The Movie That is the Bridge Between the world of SAC and the 1996 Movie

Solid State Society is a made-for-TV movie that takes place after GITS:SAC 2ndGIG.

It's been two years since Motoko Kusanagi left Section 9. No one has heard or seen from her, not even her mentor/confidante Batou, but as the opening makes clear, Kusanagi is still close by and keeping a very close eye on her old friends in Section 9 and the world of cyber crime.

The story begins when a lieutenant of the former dictator of the Siak republic, who himself is taking asylum in Japan, takes a hostage, then winds up killing himself in a fit of panic. But not before revealing "the Puppeteer is coming!"

Section 9 finds that 12 other members of the former Siak president's military guard have also killed themselves. After the former leader of Siak is found dead Section 9 is off and running.

The investigation leads to a child smuggling ring (how the Siak dictator came to be involved in it is never explained) whose beneficiaries are a collective of elderly people, the "Noble Rot Senior citizens," who take the kids as their own. Noble Rot is a group of wealthy, elderly invalids who see in the children a chance to shape Japan's future, and form the children into a national ruling class. Togusa finds out that that the elderly connivers of Noble Rot are in fact the Solid State Society. The Puppeteer it turns out is working hand in hand with them. Why is the reason behind the story.

This is a different world than the one of the first two seasons of GITS:SAC. For starters it's far darker than GIG1 or even GIG2. Section 9 is bigger than ever --over 20 people now, mostly never before seen characters who we never get an introduction to, not even a speaking part. As Aramaki puts it, he wants a group that can cover multiple investigations at a time without using all it's resources. Togusa is now team leader, and a big improvement over Kusanagi IMHO. His cop manner is much more likeable than Kusanagi's lone-wolf routine.

The other thing one notices is that we start to see an introspective Kusanagi. She is more like the angst-ridden moaner from the '96 movie and less like the still-friendly cop from the two SAC series. If one watches SAC:GIG1, then SAC:GIG2, Solid State Society and Ghost in the shell, in that order it's clear how the producers masterfully transform Kusanagi from a person capable of experiencing happiness to a woman consumed by her doubts about her own humanity. If anyone who thinks SAC exists in an "alternate universe" watches the series and the 3 movies, all in order, they'll have no doubts they're all in the same universe when it's over.

I don't have to say anything about the animation for GITS:SAC:SSS. It's feature worthy, and I expect no less from the GITS:SAC Committe. They ALWAYS deliver the goods visually. The writers tell a complex (at times unnecessarily so)

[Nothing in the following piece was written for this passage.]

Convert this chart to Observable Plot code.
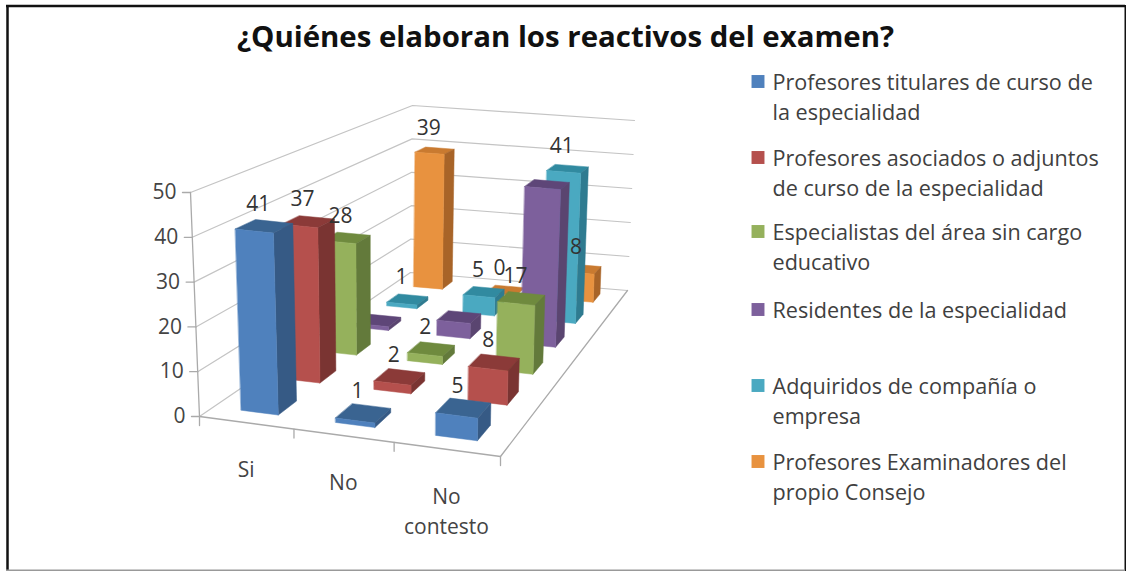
<!DOCTYPE html>
<html><head><meta charset="utf-8">
<style>html,body{margin:0;padding:0;background:#fff}svg{display:block}</style>
<script src="https://cdn.jsdelivr.net/npm/d3@7"></script>
<script src="https://cdn.jsdelivr.net/npm/@observablehq/plot@0.6"></script>
</head><body><div id="chart"></div>
<script>
const title = "¿Quiénes elaboran los reactivos del examen?";
const categories = ["Si", "No", "No\ncontesto"];
const series = ["Profesores titulares de curso de\nla especialidad", "Profesores asociados o adjuntos\nde curso de la especialidad", "Especialistas del área sin cargo\neducativo", "Residentes de la especialidad", "Adquiridos de compañía o\nempresa", "Profesores Examinadores del\npropio Consejo"];
const titulares = [41, 1, 5];
const asociados = [37, 2, 8];
const especialistas = [28, 2, 17];
const residentes = [1, 4, 41];
const adquiridos = [1, 5, 41];
const examinadores = [39, 0, 8];
const values = [titulares, asociados, especialistas, residentes, adquiridos, examinadores];
// which data labels the reference actually prints
const printed = [[1,1,1],[1,1,1],[1,1,1],[0,0,0],[1,1,1],[1,1,1]];
const yTicks = [0, 10, 20, 30, 40, 50];
const frontColors = ["#4f81bd", "#b5504d", "#95b15c", "#7d609c", "#4aa9c1", "#e8923f"];
const sideColors = ["#365a85", "#7a3432", "#637a3b", "#5a4570", "#2f7b90", "#a86428"];
const topColors = ["#3a6491", "#8b3a38", "#6f8a3e", "#5e4678", "#318aa0", "#c97a30"];

// perspective frame of the 3D box (layout, not data)
const floorQuad = [[199,416],[500,456],[627,290],[410,272]];
const roofQuad = [[190,192],[505,225],[634,120],[412,105]];
const legendRows = [82, 158, 232, 310, 386, 462];
const barHalfU = 0.2, barHalfV = 0.21;

function homography(q) {
  const [[x0,y0],[x1,y1],[x2,y2],[x3,y3]] = q;
  const dx1=x1-x2, dx2=x3-x2, sx=x0-x1+x2-x3, dy1=y1-y2, dy2=y3-y2, sy=y0-y1+y2-y3;
  const det=dx1*dy2-dx2*dy1;
  const g=(sx*dy2-dx2*sy)/det, h=(dx1*sy-sx*dy1)/det;
  const a=x1-x0+g*x1, b=x3-x0+h*x3, d=y1-y0+g*y1, e=y3-y0+h*y3;
  return (s,t)=>{const w=g*s+h*t+1; return [(a*s+b*t+x0)/w,(d*s+e*t+y0)/w];};
}
const floorH = homography(floorQuad), roofH = homography(roofQuad);
const nU = categories.length, nV = series.length, maxZ = 50;
function P(u,v,z){
  const a=floorH(u/nU,v/nV), b=roofH(u/nU,v/nV), k=z/maxZ;
  return [a[0]+(b[0]-a[0])*k, a[1]+(b[1]-a[1])*k];
}

const faces = [];
let fid = 0;
function face(pts, color){ fid++; for (const p of pts) faces.push({id:fid, x:p[0], y:p[1], color}); }
for (let s=nV-1; s>=0; s--) {
  for (let c=0; c<nU; c++) {
    const h=values[s][c], u0=c+.5-barHalfU, u1=c+.5+barHalfU, v0=s+.5-barHalfV, v1=s+.5+barHalfV;
    face([P(u0,v0,h),P(u1,v0,h),P(u1,v1,h),P(u0,v1,h)], topColors[s]);
    if (h>0) {
      face([P(u1,v0,0),P(u1,v1,0),P(u1,v1,h),P(u1,v0,h)], sideColors[s]);
      face([P(u0,v0,0),P(u1,v0,0),P(u1,v0,h),P(u0,v0,h)], frontColors[s]);
    }
  }
}
const grid = [];
for (const t of yTicks) for (const p of [P(0,0,t),P(0,nV,t),P(nU,nV,t)]) grid.push({t,x:p[0],y:p[1]});
const edges = [
  ...[P(0,0,0),P(0,0,maxZ)].map(p=>({k:"axis",x:p[0],y:p[1]})),
  ...[P(nU,nV,0),P(nU,0,0),P(0,0,0)].map(p=>({k:"floor",x:p[0],y:p[1]})),
  ...yTicks.flatMap(t=>{const p=P(0,0,t);return [{k:"y"+t,x:p[0]-8,y:p[1]},{k:"y"+t,x:p[0],y:p[1]}];}),
  ...d3.range(nU+1).flatMap(u=>{const p=P(u,0,0);return [{k:"u"+u,x:p[0],y:p[1]},{k:"u"+u,x:p[0],y:p[1]+9}];})
];
const dataLabels = [];
values.forEach((row,s)=>row.forEach((h,c)=>{ if(printed[s][c]){const p=P(c+.5,s+.5,h); dataLabels.push({x:p[0],y:p[1],text:String(h)});}}));
const yLabels = yTicks.map(t=>{const p=P(0,0,t);return {x:p[0],y:p[1],text:String(t)};});
const catLabels = categories.map((text,c)=>{const p=P(c+.5,0,0);return {x:p[0],y:p[1],text};});
const legend = series.map((text,s)=>({text,y:legendRows[s],color:frontColors[s]}));

const font = "'Open Sans', Lato, sans-serif";
const chart = Plot.plot({
  width:1126, height:571, margin:0,
  x:{domain:[0,1126],range:[0,1126],axis:null},
  y:{domain:[0,571],range:[0,571],axis:null},
  style:{fontFamily:font,background:"#fff"},
  marks:[
    Plot.ruleY([5.5],{x1:6,x2:1125,stroke:"#111",strokeWidth:2.5}),
    Plot.ruleX([7],{y1:5,y2:571,stroke:"#111",strokeWidth:2.5}),
    Plot.ruleX([1125],{y1:5,y2:571,stroke:"#111",strokeWidth:2}),
    Plot.ruleY([570],{x1:6,x2:1125,stroke:"#999",strokeWidth:2}),
    Plot.line(grid,{x:"x",y:"y",z:"t",stroke:"#c4c4c4",strokeWidth:1.2}),
    Plot.line(edges,{x:"x",y:"y",z:"k",stroke:"#aaaaaa",strokeWidth:1.3}),
    Plot.line(faces,{x:"x",y:"y",z:"id",fill:"color",stroke:"color",strokeWidth:.5,curve:"linear-closed"}),
    Plot.text(dataLabels,{x:"x",y:"y",text:"text",dx:-6,dy:-22,fontSize:21,fill:"#333"}),
    Plot.text(yLabels,{x:"x",y:"y",text:"text",dx:-14,textAnchor:"end",fontSize:21,fill:"#444"}),
    Plot.text(catLabels,{x:"x",y:"y",text:"text",dy:33,lineAnchor:"top",lineHeight:1.45,fontSize:21,fill:"#444"}),
    Plot.dot(legend,{x:757.5,y:"y",fill:"color",symbol:"square",r:7.3,dy:-1}),
    Plot.text(legend,{x:772,y:"y",text:"text",textAnchor:"start",lineAnchor:"top",fontSize:21.6,lineHeight:1.4,fill:"#404040",dy:-14}),
    Plot.text([title],{x:565,y:37,fontSize:29.4,fontWeight:"bold",fill:"#111"})
  ]
});
document.getElementById("chart").append(chart);
</script></body></html>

but engaging story, and after a couple viewings you will actually get it all! :D

Solid State Society is a strong entry in the GITS cannon, although it blatantly borrows themes from the '96 movie --former dictator seeking asylum; the "Puppeteer," which sounds almost exactly like the "Puppet Master".

Still it's stronger than GITS:Innocence, but not as "philosophical" as either of Mamoru's works. Those who felt the first movie was too talky and a tad too dark will like this one much better. Although the international politics angle is no simpler the story focuses more on crime-solving and isn't so bleak.

For non-fans this film stands on it's own as a good movie, and will get them used to the gritty, sophisticated world of GITS:SAC, though for the uninitiated it's not the most accommodating place to be introduced to the series. For fans of the series this movie is a must-have, not just because it's another great story in a fascinating universe fans already love, but because it completes Kusanagi's character arc.